● **DATA SECTION**
-*-*-

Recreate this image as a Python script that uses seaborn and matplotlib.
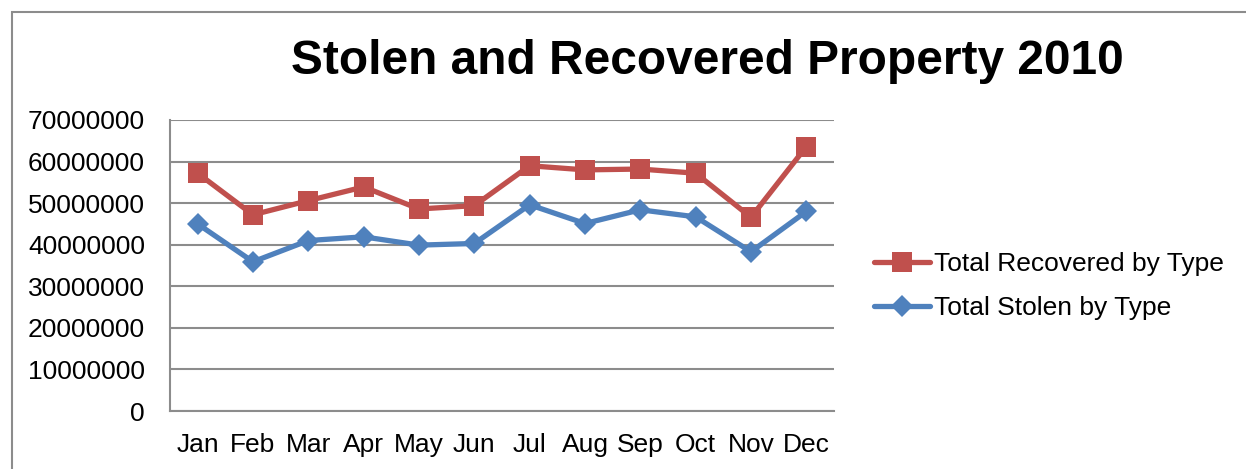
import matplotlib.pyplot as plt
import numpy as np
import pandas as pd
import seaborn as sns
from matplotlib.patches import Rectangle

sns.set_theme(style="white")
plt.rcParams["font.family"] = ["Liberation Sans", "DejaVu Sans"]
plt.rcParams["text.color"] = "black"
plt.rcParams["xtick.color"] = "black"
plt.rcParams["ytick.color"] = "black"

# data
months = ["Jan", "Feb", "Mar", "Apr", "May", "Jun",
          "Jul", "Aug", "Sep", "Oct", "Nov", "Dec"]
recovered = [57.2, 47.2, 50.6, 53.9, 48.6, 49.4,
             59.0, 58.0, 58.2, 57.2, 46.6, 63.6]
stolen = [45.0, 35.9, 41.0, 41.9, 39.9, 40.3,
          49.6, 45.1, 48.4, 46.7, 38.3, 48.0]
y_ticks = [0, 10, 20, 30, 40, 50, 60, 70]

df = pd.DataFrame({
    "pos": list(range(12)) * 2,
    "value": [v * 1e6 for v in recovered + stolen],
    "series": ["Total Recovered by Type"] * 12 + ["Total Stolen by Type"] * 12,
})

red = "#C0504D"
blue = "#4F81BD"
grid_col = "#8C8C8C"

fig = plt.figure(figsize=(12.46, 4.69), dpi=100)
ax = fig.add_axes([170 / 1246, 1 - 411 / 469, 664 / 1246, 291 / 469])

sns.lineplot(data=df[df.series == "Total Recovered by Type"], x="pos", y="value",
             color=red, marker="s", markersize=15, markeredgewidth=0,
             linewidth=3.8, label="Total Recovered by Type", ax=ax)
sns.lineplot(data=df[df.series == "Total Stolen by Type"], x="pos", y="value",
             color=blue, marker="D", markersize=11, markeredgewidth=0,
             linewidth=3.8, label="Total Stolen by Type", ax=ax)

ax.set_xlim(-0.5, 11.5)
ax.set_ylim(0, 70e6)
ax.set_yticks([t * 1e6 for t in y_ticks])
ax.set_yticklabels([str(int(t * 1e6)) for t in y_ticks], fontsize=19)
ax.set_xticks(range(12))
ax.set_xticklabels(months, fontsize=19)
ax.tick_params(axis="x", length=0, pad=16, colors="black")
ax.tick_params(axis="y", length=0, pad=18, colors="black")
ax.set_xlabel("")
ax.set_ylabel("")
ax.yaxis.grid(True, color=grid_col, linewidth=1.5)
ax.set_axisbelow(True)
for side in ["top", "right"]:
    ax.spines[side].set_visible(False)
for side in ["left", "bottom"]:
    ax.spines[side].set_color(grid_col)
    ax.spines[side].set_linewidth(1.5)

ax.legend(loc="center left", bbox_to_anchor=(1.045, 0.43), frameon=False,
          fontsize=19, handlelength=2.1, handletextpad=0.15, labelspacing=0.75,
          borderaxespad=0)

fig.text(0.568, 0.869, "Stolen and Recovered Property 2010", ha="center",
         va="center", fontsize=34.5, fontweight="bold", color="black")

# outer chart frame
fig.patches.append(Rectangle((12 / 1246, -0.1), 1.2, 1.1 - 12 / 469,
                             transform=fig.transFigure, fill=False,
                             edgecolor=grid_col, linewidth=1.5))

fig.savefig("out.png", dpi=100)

-*-*-

● **REQUEST**
Quote the data above in full and without alteration; skip the pictures.

● **EXPECTED ANSWER**
Recreate this image as a Python script that uses seaborn and matplotlib.
import matplotlib.pyplot as plt
import numpy as np
import pandas as pd
import seaborn as sns
from matplotlib.patches import Rectangle

sns.set_theme(style="white")
plt.rcParams["font.family"] = ["Liberation Sans", "DejaVu Sans"]
plt.rcParams["text.color"] = "black"
plt.rcParams["xtick.color"] = "black"
plt.rcParams["ytick.color"] = "black"

# data
months = ["Jan", "Feb", "Mar", "Apr", "May", "Jun",
          "Jul", "Aug", "Sep", "Oct", "Nov", "Dec"]
recovered = [57.2, 47.2, 50.6, 53.9, 48.6, 49.4,
             59.0, 58.0, 58.2, 57.2, 46.6, 63.6]
stolen = [45.0, 35.9, 41.0, 41.9, 39.9, 40.3,
          49.6, 45.1, 48.4, 46.7, 38.3, 48.0]
y_ticks = [0, 10, 20, 30, 40, 50, 60, 70]

df = pd.DataFrame({
    "pos": list(range(12)) * 2,
    "value": [v * 1e6 for v in recovered + stolen],
    "series": ["Total Recovered by Type"] * 12 + ["Total Stolen by Type"] * 12,
})

red = "#C0504D"
blue = "#4F81BD"
grid_col = "#8C8C8C"

fig = plt.figure(figsize=(12.46, 4.69), dpi=100)
ax = fig.add_axes([170 / 1246, 1 - 411 / 469, 664 / 1246, 291 / 469])

sns.lineplot(data=df[df.series == "Total Recovered by Type"], x="pos", y="value",
             color=red, marker="s", markersize=15, markeredgewidth=0,
             linewidth=3.8, label="Total Recovered by Type", ax=ax)
sns.lineplot(data=df[df.series == "Total Stolen by Type"], x="pos", y="value",
             color=blue, marker="D", markersize=11, markeredgewidth=0,
             linewidth=3.8, label="Total Stolen by Type", ax=ax)

ax.set_xlim(-0.5, 11.5)
ax.set_ylim(0, 70e6)
ax.set_yticks([t * 1e6 for t in y_ticks])
ax.set_yticklabels([str(int(t * 1e6)) for t in y_ticks], fontsize=19)
ax.set_xticks(range(12))
ax.set_xticklabels(months, fontsize=19)
ax.tick_params(axis="x", length=0, pad=16, colors="black")
ax.tick_params(axis="y", length=0, pad=18, colors="black")
ax.set_xlabel("")
ax.set_ylabel("")
ax.yaxis.grid(True, color=grid_col, linewidth=1.5)
ax.set_axisbelow(True)
for side in ["top", "right"]:
    ax.spines[side].set_visible(False)
for side in ["left", "bottom"]:
    ax.spines[side].set_color(grid_col)
    ax.spines[side].set_linewidth(1.5)

ax.legend(loc="center left", bbox_to_anchor=(1.045, 0.43), frameon=False,
          fontsize=19, handlelength=2.1, handletextpad=0.15, labelspacing=0.75,
          borderaxespad=0)

fig.text(0.568, 0.869, "Stolen and Recovered Property 2010", ha="center",
         va="center", fontsize=34.5, fontweight="bold", color="black")

# outer chart frame
fig.patches.append(Rectangle((12 / 1246, -0.1), 1.2, 1.1 - 12 / 469,
                             transform=fig.transFigure, fill=False,
                             edgecolor=grid_col, linewidth=1.5))

fig.savefig("out.png", dpi=100)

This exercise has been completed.